Thursday, March 17, 2011

Chicken Pot Pie

1 pound chicken - cubed
1 C. sliced carrots
1/2 C. frozen green peas
1/2 C sliced celery
1 lg. or 2 sm. potatoes
1/3 C butter
1/3 C. chopped onion
1/3 C. all-purpose flour
1/2 tsp. coarse salt
1/4 tsp black pepper
1/4 tsp. celery seed
32 oz. chicken stock or broth
2/3 C. milk
2 (9-inch) unbaked pilsburry pie crust

Preheat oven to 375*.
In a pot combine chicken, carrots, peas, potatoes, and celery. Add the chicken broth to cover and boil for 15 min. Remove from heat, drain (reserving 1 3/4 C. chicken broth for filling) and set aside.
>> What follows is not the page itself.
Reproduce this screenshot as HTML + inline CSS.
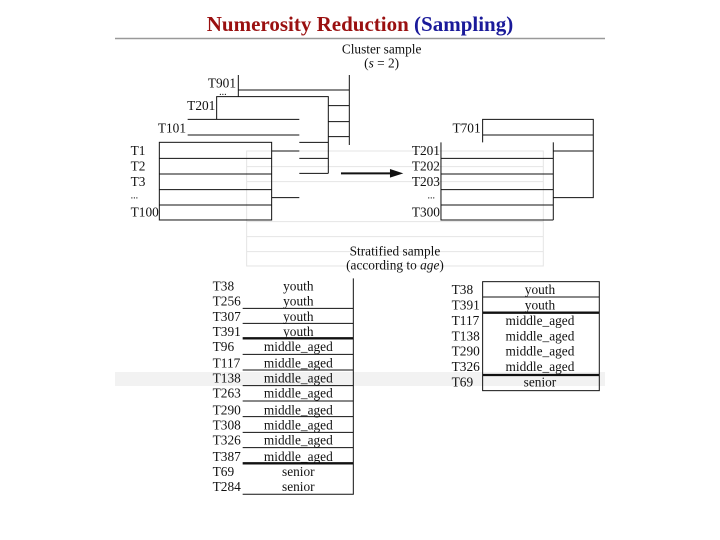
<!DOCTYPE html>
<html><head><meta charset="utf-8"><style>
html,body{margin:0;padding:0;background:#fff;width:720px;height:540px;overflow:hidden}
svg{display:block}
text{font-family:"Liberation Serif",serif;fill:#111}
</style></head><body>
<svg width="720" height="540" viewBox="0 0 720 540" xmlns="http://www.w3.org/2000/svg">
<text x="360" y="31" text-anchor="middle" font-size="21" font-weight="bold" style="fill:#9a1010">Numerosity Reduction <tspan style="fill:#1a1a9a">(Sampling)</tspan></text>
<line x1="115" y1="38.5" x2="605" y2="38.5" stroke="#999" stroke-width="1.5"/>
<rect x="115" y="372" width="490" height="14" fill="#f2f2f2"/>
<g transform="translate(110,35) scale(0.3333)" stroke="#111" stroke-width="3" fill="none">
  <!-- faded background -->
  <g stroke="#e4e4e4">
    <rect x="410" y="348" width="890" height="345"/>
    <line x1="410" y1="395" x2="1300" y2="395"/><line x1="410" y1="440" x2="1300" y2="440"/>
    <line x1="410" y1="560" x2="1300" y2="560"/><line x1="410" y1="605" x2="1300" y2="605"/><line x1="410" y1="650" x2="1300" y2="650"/>
  </g>
  <!-- T901 layer -->
  <polyline points="385,120 385,185"/><line x1="385" y1="165" x2="718" y2="165"/><line x1="718" y1="120" x2="718" y2="330"/>
  <line x1="655" y1="212" x2="718" y2="212"/><line x1="655" y1="260" x2="718" y2="260"/><line x1="655" y1="305" x2="718" y2="305"/>
  <!-- T201 layer -->
  <polyline points="320,252 320,185 655,185 655,415"/>
  <line x1="568" y1="322" x2="655" y2="322"/><line x1="568" y1="370" x2="655" y2="370"/><line x1="568" y1="415" x2="655" y2="415"/>
  <!-- T101 layer -->
  <line x1="233" y1="253" x2="568" y2="253"/><line x1="233" y1="300" x2="568" y2="300"/>
  <line x1="485" y1="348" x2="568" y2="348"/><line x1="485" y1="488" x2="568" y2="488"/>
  <!-- T1 box -->
  <rect x="148" y="322" width="337" height="233"/>
  <line x1="148" y1="370" x2="485" y2="370"/><line x1="148" y1="417" x2="485" y2="417"/><line x1="148" y1="464" x2="485" y2="464"/><line x1="148" y1="510" x2="485" y2="510"/>
  <!-- arrow -->
  <line x1="693" y1="415" x2="850" y2="415" stroke-width="6"/>
  <polygon points="880,415 840,402 840,428" fill="#111" stroke="none"/>
  <!-- right -->
  <polyline points="1118,322 1118,253 1450,253 1450,488 1330,488"/>
  <line x1="1118" y1="300" x2="1450" y2="300"/><line x1="1330" y1="348" x2="1450" y2="348"/>
  <line x1="1330" y1="322" x2="1330" y2="555"/>
  <polyline points="993,322 993,555 1330,555"/>
  <line x1="993" y1="370" x2="1330" y2="370"/><line x1="993" y1="417" x2="1330" y2="417"/><line x1="993" y1="464" x2="1330" y2="464"/><line x1="993" y1="510" x2="1330" y2="510"/>
  <g stroke="none" font-size="40">
    <text x="815" y="55" text-anchor="middle">Cluster sample</text>
    <text x="815" y="97" text-anchor="middle">(<tspan font-style="italic">s</tspan> = 2)</text>
    <text x="378" y="158" text-anchor="end">T901</text>
    <text x="350" y="180" text-anchor="end" font-size="30">...</text>
    <text x="316" y="225" text-anchor="end">T201</text>
    <text x="228" y="292" text-anchor="end">T101</text>
    <text x="62" y="360">T1</text><text x="62" y="407">T2</text><text x="62" y="453">T3</text>
    <text x="62" y="490" font-size="30">...</text><text x="62" y="545">T100</text>
    <text x="1112" y="292" text-anchor="end">T701</text>
    <text x="990" y="360" text-anchor="end">T201</text><text x="990" y="407" text-anchor="end">T202</text>
    <text x="990" y="453" text-anchor="end">T203</text><text x="975" y="490" text-anchor="end" font-size="30">...</text>
    <text x="990" y="545" text-anchor="end">T300</text>
    <text x="855" y="661" text-anchor="middle">Stratified sample</text>
    <text x="855" y="703" text-anchor="middle">(according to <tspan font-style="italic">age</tspan>)</text>
  </g>
</g>
<g transform="translate(200,275) scale(0.3333)" stroke="#111" stroke-width="3" fill="none">
  <polyline points="460,10 460,658 128,658"/>
  <line x1="128" y1="100" x2="460" y2="100"/><line x1="128" y1="145" x2="460" y2="145"/>
  <line x1="128" y1="190" x2="460" y2="190" stroke-width="7"/>
  <line x1="128" y1="238" x2="460" y2="238"/><line x1="128" y1="285" x2="460" y2="285"/>
  <line x1="128" y1="332" x2="460" y2="332"/><line x1="128" y1="378" x2="460" y2="378"/>
  <line x1="128" y1="425" x2="460" y2="425"/><line x1="128" y1="472" x2="460" y2="472"/>
  <line x1="128" y1="518" x2="460" y2="518"/>
  <line x1="128" y1="565" x2="460" y2="565" stroke-width="7"/>
  <rect x="848" y="20" width="350" height="327"/>
  <line x1="848" y1="66" x2="1198" y2="66"/>
  <line x1="848" y1="113" x2="1198" y2="113" stroke-width="7"/>
  <line x1="848" y1="300" x2="1198" y2="300" stroke-width="7"/>
  <g stroke="none" font-size="40">
    <text x="38" y="46">T38</text><text x="38" y="91">T256</text><text x="38" y="138">T307</text><text x="38" y="183">T391</text>
    <text x="38" y="228">T96</text><text x="38" y="278">T117</text><text x="38" y="323">T138</text><text x="38" y="368">T263</text>
    <text x="38" y="418">T290</text><text x="38" y="463">T308</text><text x="38" y="508">T326</text><text x="38" y="558">T387</text>
    <text x="38" y="603">T69</text><text x="38" y="648">T284</text>
    <g text-anchor="middle">
    <text x="295" y="46">youth</text><text x="295" y="91">youth</text><text x="295" y="138">youth</text><text x="295" y="183">youth</text>
    <text x="295" y="228">middle_aged</text><text x="295" y="278">middle_aged</text><text x="295" y="323">middle_aged</text><text x="295" y="368">middle_aged</text>
    <text x="295" y="418">middle_aged</text><text x="295" y="463">middle_aged</text><text x="295" y="508">middle_aged</text><text x="295" y="558">middle_aged</text>
    <text x="295" y="603">senior</text><text x="295" y="648">senior</text>
    <text x="1020" y="57">youth</text><text x="1020" y="103">youth</text><text x="1020" y="150">middle_aged</text>
    <text x="1020" y="196">middle_aged</text><text x="1020" y="242">middle_aged</text><text x="1020" y="288">middle_aged</text>
    <text x="1020" y="335">senior</text>
    </g>
    <text x="755" y="57">T38</text><text x="755" y="103">T391</text><text x="755" y="150">T117</text><text x="755" y="196">T138</text>
    <text x="755" y="242">T290</text><text x="755" y="288">T326</text><text x="755" y="335">T69</text>
  </g>
</g>
</svg>
</body></html>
In the saucepan over medium heat cook onions in butter until soft and translucent. Stir in flour, salt, pepper, and celery seed. Slowly stir in chicken broth and milk. Simmer over medium-low heat until thick. Remove from heat and combine with chicken mixture. Add more broth if desired to make filling less thick. Place bottom crust in pie pan. Spoon the chicken filling on bottom crust. Cover with top crust, seal edges, cut away excess dough. Make several small slits on top. Bake for 25-30 minutes, or until golden brown and filling is bubbly.

*Bake bottom crust at 425* for 5-6 minute before filling to make the crust less soggy.
*I would probably use less celery seed or none at all.